The problem with negotiating with one’s self is that it is far too easy to switch sides. I have been debating all day about the cookies.  I won…or maybe I lost.  Either way, no Girl Scout cookies for me today. 

See how good I am?  I even managed to beat the Thin Mint addiction with a few well placed arguments.  And it’s a good thing I am that good.  I have to engage in the most challenging of negotiations on a daily basis.  I have…

Teenagers.

Living with teenagers is living a life of constant negotiations.  And when you are negotiating with teenagers you have to approach the task the same way you would an auction.  You have to start your bidding low, and let them try to drive you back up.  Such as with curfews. 
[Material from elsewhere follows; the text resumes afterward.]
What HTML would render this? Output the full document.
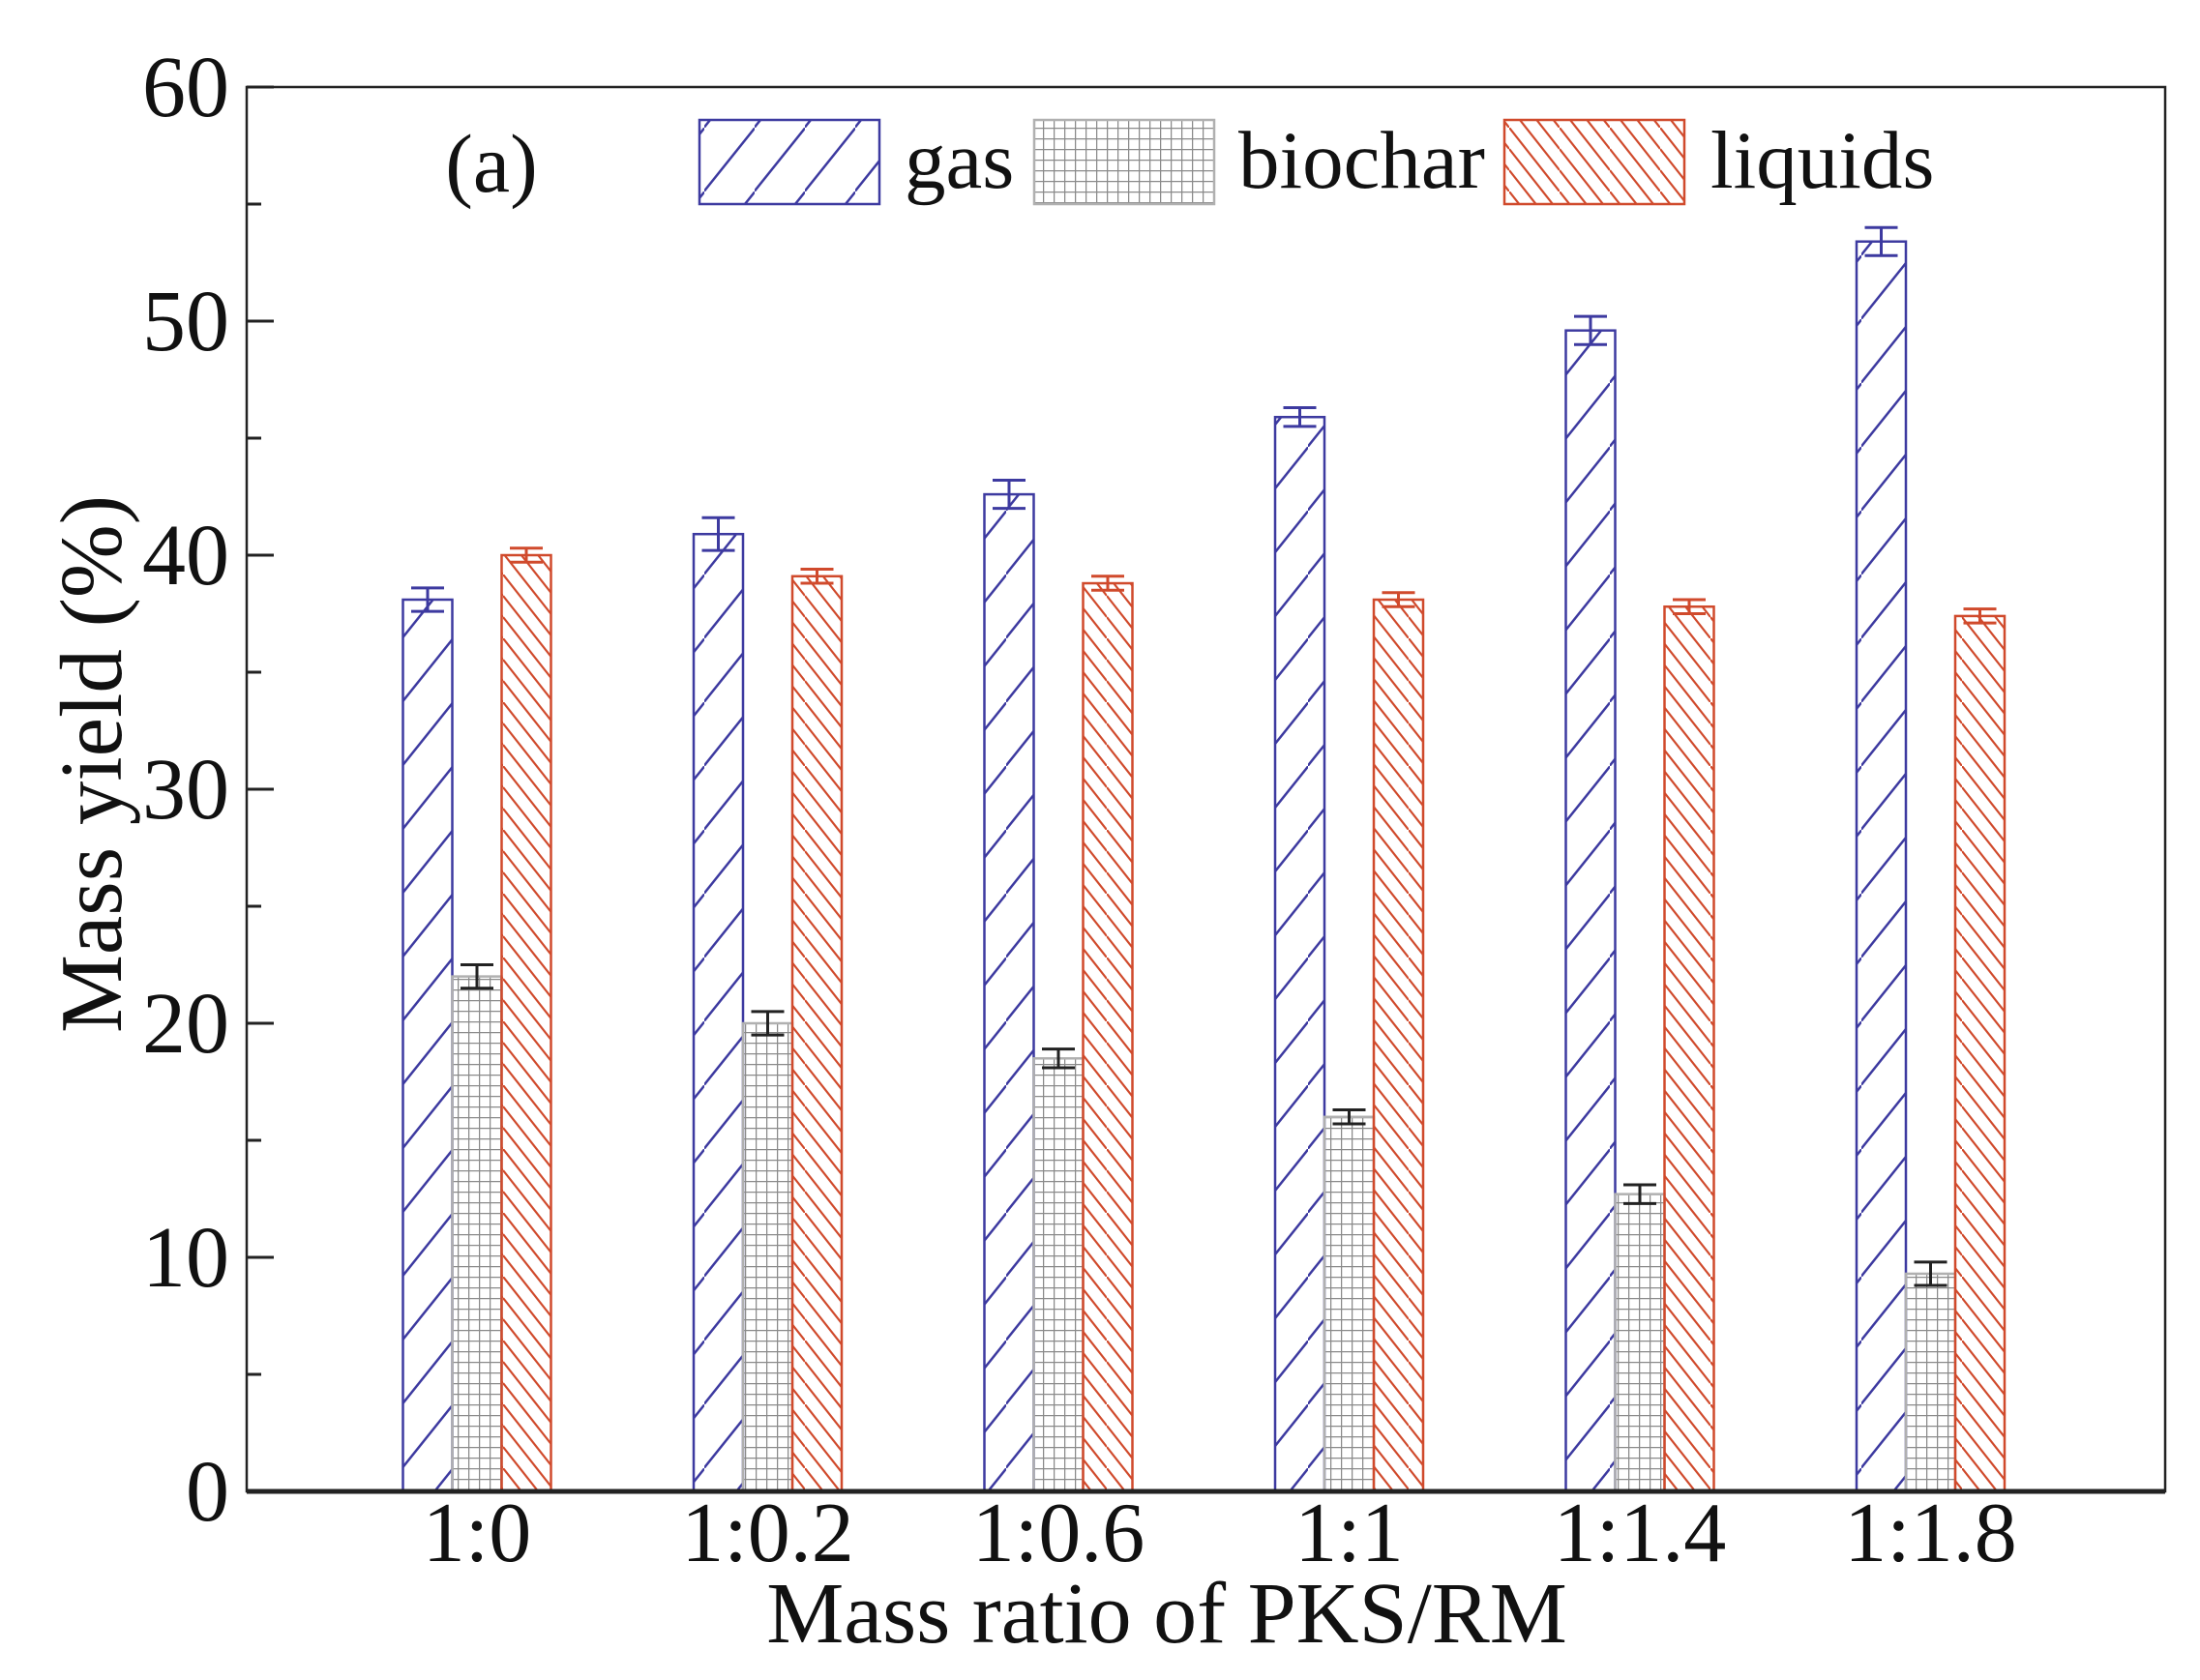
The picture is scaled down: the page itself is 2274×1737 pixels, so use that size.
<!DOCTYPE html>
<html><head><meta charset="utf-8"><style>body{margin:0;background:#fff}svg{display:block}text{font-family:"Liberation Serif",serif;fill:#111}</style></head>
<body>
<svg id="chart" width="2274" height="1737" viewBox="0 0 2274 1737" xmlns="http://www.w3.org/2000/svg">
<defs>
<pattern id="pGas" patternUnits="userSpaceOnUse" width="52" height="66"><line x1="-2" y1="68" x2="54" y2="-2" stroke="#3d3aa0" stroke-width="2.5"/></pattern>
<pattern id="pLiq" patternUnits="userSpaceOnUse" width="52" height="66"><g stroke="#d04a2c" stroke-width="2.2"><line x1="0" y1="0" x2="52" y2="66"/><line x1="0" y1="-22" x2="52" y2="44"/><line x1="0" y1="-44" x2="52" y2="22"/><line x1="0" y1="22" x2="52" y2="88"/><line x1="0" y1="44" x2="52" y2="110"/></g></pattern>
<pattern id="pBio" patternUnits="userSpaceOnUse" width="11" height="11"><path d="M0 0H11M0 0V11" stroke="#8a8a8a" stroke-width="2.5" fill="none"/></pattern>
</defs>
<g id="plot"></g>
</svg>
<script>
const categories=["1:0","1:0.2","1:0.6","1:1","1:1.4","1:1.8"];
const gasValues=[38.1,40.9,42.6,45.9,49.6,53.4];
const gasErrors=[0.5,0.7,0.6,0.4,0.6,0.6];
const biocharValues=[22.0,20.0,18.5,16.0,12.7,9.3];
const biocharErrors=[0.5,0.5,0.4,0.3,0.4,0.5];
const liquidsValues=[40.0,39.1,38.8,38.1,37.8,37.4];
const liquidsErrors=[0.3,0.3,0.3,0.3,0.3,0.3];
const yTicks=[0,10,20,30,40,50,60];
const legendLabels=["gas","biochar","liquids"];

const NS="http://www.w3.org/2000/svg";
const L=255,R=2238,T=90,B=1542;
const y=v=>B-(v/60)*(B-T);
const xc=i=>493+i*300.5;
const BW=51;
const g=document.getElementById('plot');
function mk(tag,attrs,parent){const e=document.createElementNS(NS,tag);for(const k in attrs)e.setAttribute(k,attrs[k]);(parent||g).appendChild(e);return e;}

const series=[
 {vals:gasValues,errs:gasErrors,fill:"url(#pGas)",stroke:"#3d3aa0",off:-1,name:"gas"},
 {vals:biocharValues,errs:biocharErrors,fill:"url(#pBio)",stroke:"#b0b0b0",off:0,name:"biochar"},
 {vals:liquidsValues,errs:liquidsErrors,fill:"url(#pLiq)",stroke:"#d04a2c",off:1,name:"liquids"}];
const errColors=["#3d3aa0","#222","#d04a2c"];
series.forEach((s,si)=>{
 s.vals.forEach((v,i)=>{
  const x=xc(i)+s.off*BW-BW/2;
  const r=mk('rect',{x:x,y:y(v),width:BW,height:B-y(v),fill:s.fill,stroke:s.stroke,'stroke-width':2.5});
  
  
  const cx=x+BW/2,e=s.errs[i],c=errColors[si];
  const eb=mk('path',{d:`M${cx-17} ${y(v+e)}H${cx+17}M${cx-17} ${y(v-e)}H${cx+17}M${cx} ${y(v+e)}V${y(v-e)}`,stroke:c,'stroke-width':3,fill:'none'});
  
  
 });
});
const fr=mk('rect',{x:L,y:T,width:R-L,height:B-T,fill:'none',stroke:'#222','stroke-width':2.5});


const xa=mk('line',{x1:L,y1:B,x2:R,y2:B,stroke:'#222','stroke-width':5});


yTicks.forEach(t=>{
 mk('line',{x1:L,y1:y(t),x2:L+28,y2:y(t),stroke:'#222','stroke-width':3});
 if(t<60) mk('line',{x1:L,y1:y(t+5),x2:L+15,y2:y(t+5),stroke:'#222','stroke-width':3});
 const tx=mk('text',{x:237,y:y(t)+30,'text-anchor':'end','font-size':90});
 tx.textContent=t;
 
 
});
categories.forEach((c,i)=>{
 const tx=mk('text',{x:xc(i),y:1614,'text-anchor':'middle','font-size':88});
 tx.textContent=c;
 
 
});
const xt=mk('text',{x:1206,y:1698,'text-anchor':'middle','font-size':90});
xt.textContent="Mass ratio of PKS/RM";


const yt=mk('text',{x:0,y:0,'text-anchor':'middle','font-size':91,transform:'translate(125,790) rotate(-90)'});
yt.textContent="Mass yield (%)";


const pa=mk('text',{x:508,y:198,'text-anchor':'middle','font-size':86});
pa.textContent="(a)";


const lgX=[723,1069,1555],lgT=[935,1280,1768];
series.forEach((s,i)=>{
 const r=mk('rect',{x:lgX[i],y:124,width:186,height:87,fill:s.fill,stroke:s.stroke,'stroke-width':2.5});
 
 
 const t=mk('text',{x:lgT[i],y:194,'font-size':85});
 t.textContent=legendLabels[i];
 
 
});
</script>
</body></html>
“Be home by eight-thirty!” 

See?  Bring that first offer in low.  Don’t give away the store right from the get-go.  Is eight-thirty an early curfew for a pair of sixteen year olds?  Probably.  But if I had said be home at ten, they would still come back with another offer.  They would be pushing for eleven.  By starting with eight-thirty, I can give up nine o’clock and they feel like they have won a battle.  I would have given them ten, but because I started at eight-thirty, they feel like they’ve gotten over on me by coming in at nine!  Don’t forget to make it seem as though giving in was difficult or they will smell a false victory.  My teenagers still haven’t caught on to the logic, and when they do, I will have taught them a very valuable lesson. 

Just this evening, my daughter decided she wanted to go to a friend’s house for a few hours after school.  I could have easily laid down the rules plain and simple.  No drinking, no drugs, no sex, no smoking, no fighting.  And make no mistake about it…you will have to remind them of the rules every single time they go out, or they will make the assumption that your failure to mention them indicates a fundamental shift in the rules. So I quickly ran through the rules.  Now, I could have easily left it at that, but then I would have nowhere to go when she felt the need to negotiate.  It is important to remember that they will always try to negotiate.  But can you even consider negotiating on those most basic of rules?   No.  So I needed to throw in some rules that I was willing to compromise on.  I added no kissing, no texting, no taking pictures, no listening to music and no dancing.  When you throw those things into the mix, the average teenager doesn’t know where to go in the negotiations.  My daughter immediately went after the ability to text and listen to music—life sustaining activities for a teenager.  That allowed me to counter with no rap music with foul language, and as an added twist I tossed in, “absolutely no popping a cap in anyone’s ass!”  Pretty good advice in most any situation.

I think I managed to completely confuse her, and she simply asked if it was ok to watch a movie and play video games.  I didn’t even have to renegotiate her curfew.  She was home a full hour before nine.  Mission accomplished! 

Now if I could only take my negotiating skills to the next level and convince my geriatric dog that the yard is a perfectly good place to use the bathroom, and that the cat box is absolutely NOT a place to search for a midnight snack!  If I could somehow manage that, I may even make it into the record books or something.  I think even Donald Trump would bow down to my expertise if I could pull off that feat.